- **Required work**:
In the records below, reproduce exactly the lines from the one containing "Write a component" through the one containing "Legend, XAxis, YAxis", both included, and omit the pictures.

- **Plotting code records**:
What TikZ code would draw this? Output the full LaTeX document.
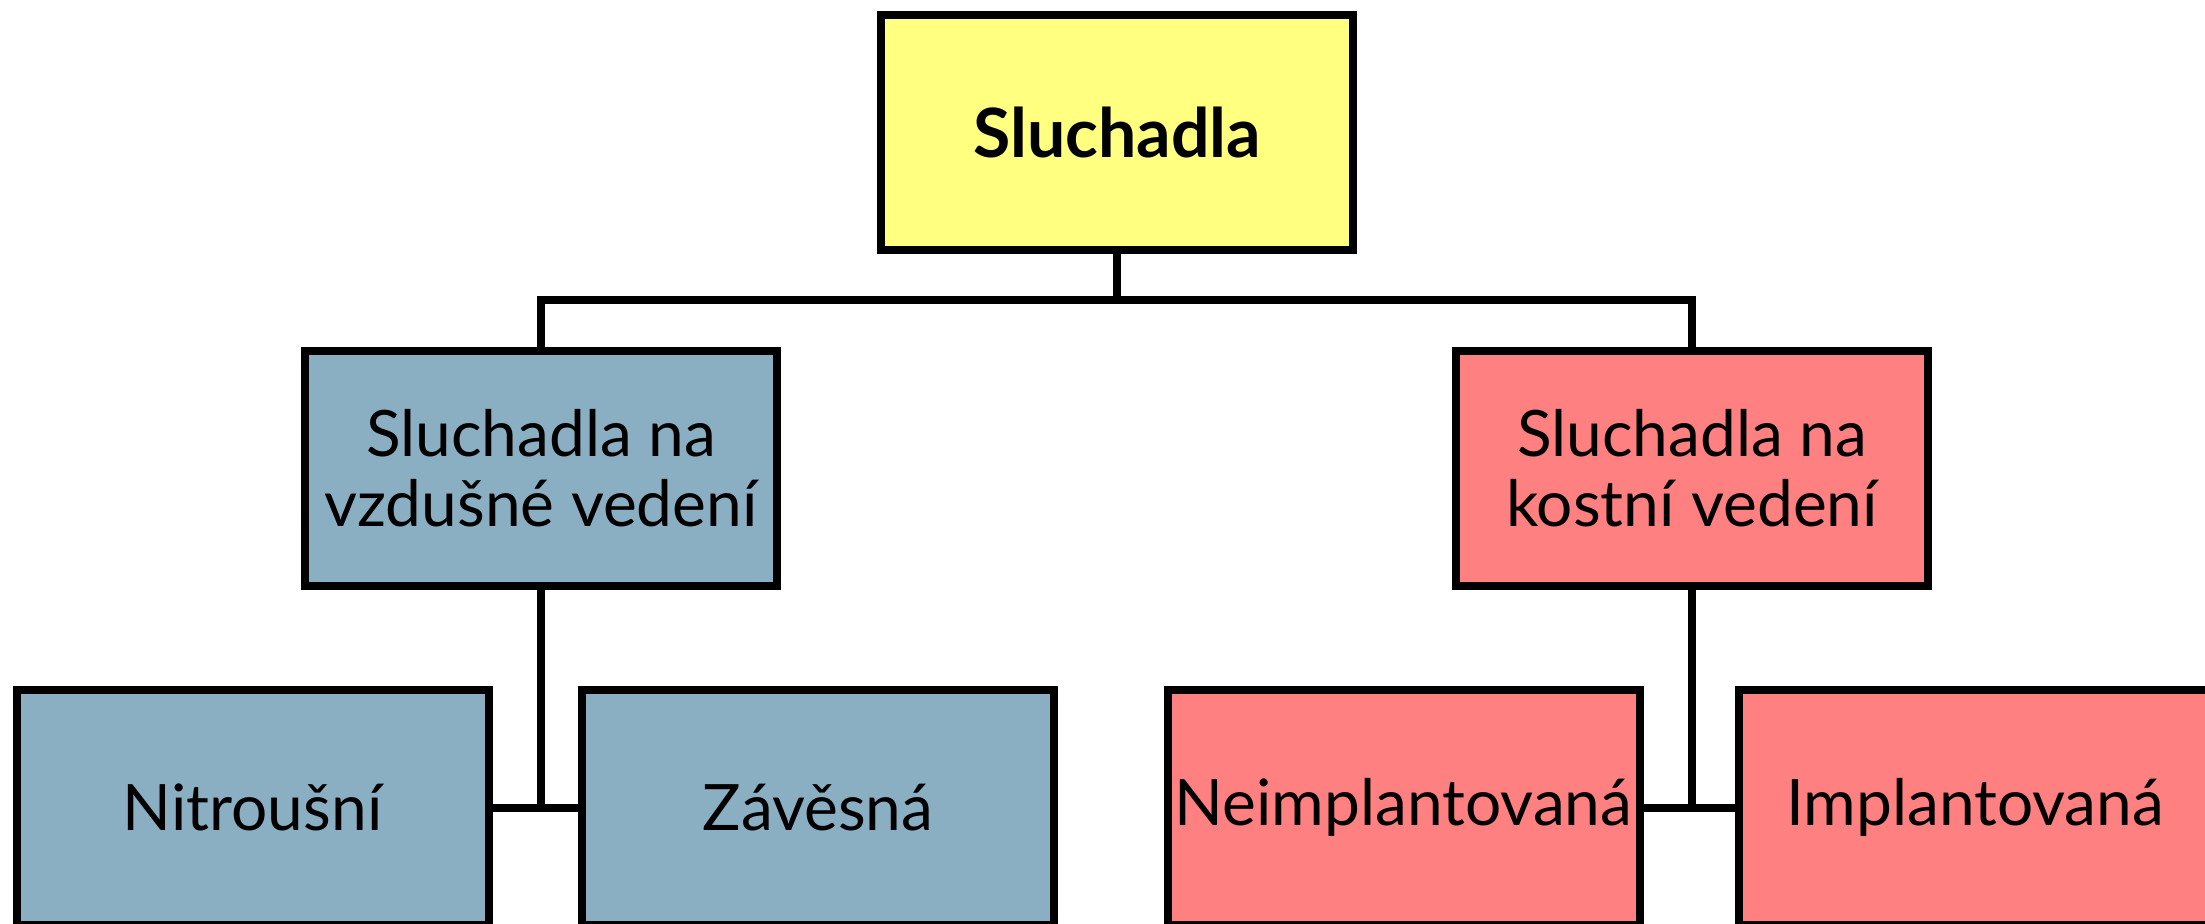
\documentclass[tikz,border=0pt]{standalone}
\usepackage{fontspec}
\setmainfont{Lato}
\definecolor{cyellow}{HTML}{FFFF80}
\definecolor{cblue}{HTML}{8BAFC2}
\definecolor{cred}{HTML}{FF8080}
\begin{document}
\begin{tikzpicture}[x=0.5pt,y=-0.5pt,
  box/.style={draw=black,line width=4pt,rectangle,inner sep=0pt,
    minimum width=236pt,minimum height=117.5pt,align=center,
    font=\fontsize{32}{35}\selectfont,text=black},
  conn/.style={draw=black,line width=4pt}]
\useasboundingbox (0,0) rectangle (2205,924);
\clip (0,0) rectangle (2205,924);
\fill[white] (0,0) rectangle (2205,924);
\node[box,fill=cyellow,font=\fontsize{34}{36}\selectfont\bfseries] (top) at (1117,132.5) {Sluchadla};
\node[box,fill=cblue] (ml) at (541,468.5) {Sluchadla na\\vzdušné vedení};
\node[box,fill=cred] (mr) at (1692,468.5) {Sluchadla na\\kostní vedení};
\node[box,fill=cblue] (b1) at (252.5,807.5) {Nitroušní};
\node[box,fill=cblue] (b2) at (818,807.5) {Závěsná};
\node[box,fill=cred] (b3) at (1403.5,807.5) {Neimplantovaná};
\node[box,fill=cred] (b4) at (1975,807.5) {Implantovaná};
\coordinate (bus) at (0,300);
\draw[conn] (top.south) -- (top.south |- bus);
\draw[conn] (ml.north) -- (ml.north |- bus) -- (mr.north |- bus) -- (mr.north);
\draw[conn] (ml.south) -- (ml.south |- b1.east);
\draw[conn] (b1.east) -- (b2.west);
\draw[conn] (mr.south) -- (mr.south |- b3.east);
\draw[conn] (b3.east) -- (b4.west);
\end{tikzpicture}
\end{document}
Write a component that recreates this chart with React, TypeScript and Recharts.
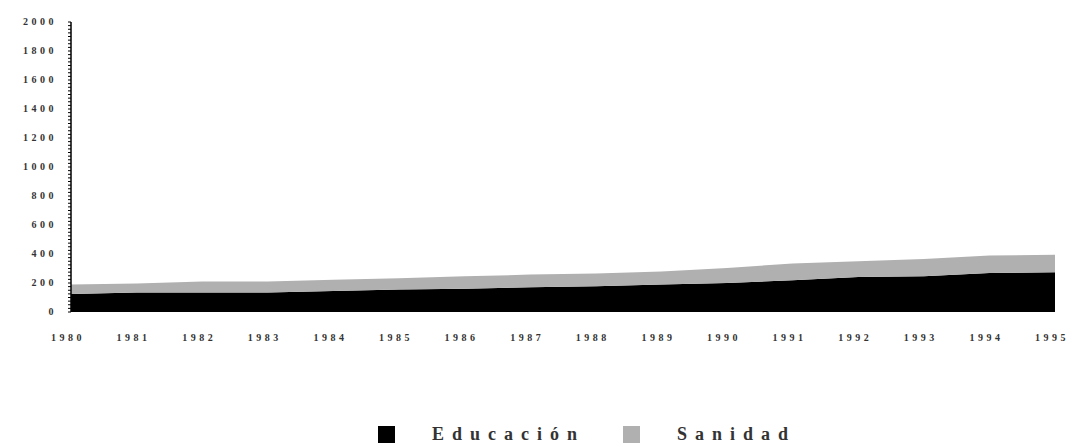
import { Area, AreaChart, Legend, XAxis, YAxis } from "recharts"

const years = ["1980", "1981", "1982", "1983", "1984", "1985", "1986", "1987", "1988", "1989", "1990", "1991", "1992", "1993", "1994", "1995"]
const educacion = [124, 135, 135, 135, 145, 155, 160, 170, 177, 189, 200, 219, 242, 246, 269, 274]
const sanidad = [65, 61, 75, 75, 78, 77, 86, 88, 88, 91, 104, 115, 108, 120, 120, 121]
const yTicks = Array.from({ length: 81 }, (_, i) => i * 25)

const data = years.map((year, i) => ({ year, educacion: educacion[i], sanidad: sanidad[i] }))

const series = [
  { key: "educacion", name: "Educación", color: "#000000", left: 378 },
  { key: "sanidad", name: "Sanidad", color: "#b0b0b0", left: 623 },
]

const tickFont = { fontFamily: "Liberation Serif", fontWeight: 700, fontSize: 10, letterSpacing: 3.5, fill: "#333" }

function YTick({ x, y, payload }: any) {
  if (payload.value % 200 !== 0) return null
  return (
    <text x={x - 9} y={y + 3} textAnchor="end" {...tickFont}>
      {payload.value}
    </text>
  )
}

function XTick({ x, y, payload }: any) {
  return (
    <text x={x - 3} y={y + 21} textAnchor="middle" {...tickFont}>
      {payload.value}
    </text>
  )
}

function LegendBox() {
  return (
    <div style={{ position: "relative", width: 1071, height: 22 }}>
      {series.map((s) => (
        <div key={s.key} style={{ position: "absolute", left: s.left, top: 0, display: "flex", alignItems: "center" }}>
          <span style={{ width: 17, height: 17, background: s.color, display: "inline-block", marginRight: 37 }} />
          <span style={{ fontFamily: "Liberation Serif", fontWeight: 700, fontSize: 18, letterSpacing: 8, color: "#333", lineHeight: "20px" }}>
            {s.name}
          </span>
        </div>
      ))}
    </div>
  )
}

export default function App() {
  return (
    <div style={{ position: "absolute", left: 0, top: 0, background: "#fff" }}>
      <AreaChart width={1071} height={446} data={data} margin={{ top: 22, right: 16, bottom: 94, left: 0 }}>
        <XAxis dataKey="year" axisLine={false} tickLine={false} tick={<XTick />} height={40} interval={0} />
        <YAxis
          width={71}
          domain={[0, 2000]}
          ticks={yTicks}
          interval={0}
          tickSize={3}
          tick={<YTick />}
          axisLine={{ stroke: "#000", strokeWidth: 1.5 }}
          tickLine={{ stroke: "#000" }}
        />
        {series.map((s) => (
          <Area
            key={s.key}
            type="linear"
            dataKey={s.key}
            name={s.name}
            stackId="1"
            stroke="none"
            fill={s.color}
            fillOpacity={1}
            isAnimationActive={false}
          />
        ))}
        <Legend
          layout="horizontal"
          verticalAlign="middle"
          align="center"
          content={<LegendBox />}
          wrapperStyle={{ top: 424, left: 0, width: 1071 }}
        />
      </AreaChart>
    </div>
  )
}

- **Written solution**:
Write a component that recreates this chart with React, TypeScript and Recharts.
import { Area, AreaChart, Legend, XAxis, YAxis } from "recharts"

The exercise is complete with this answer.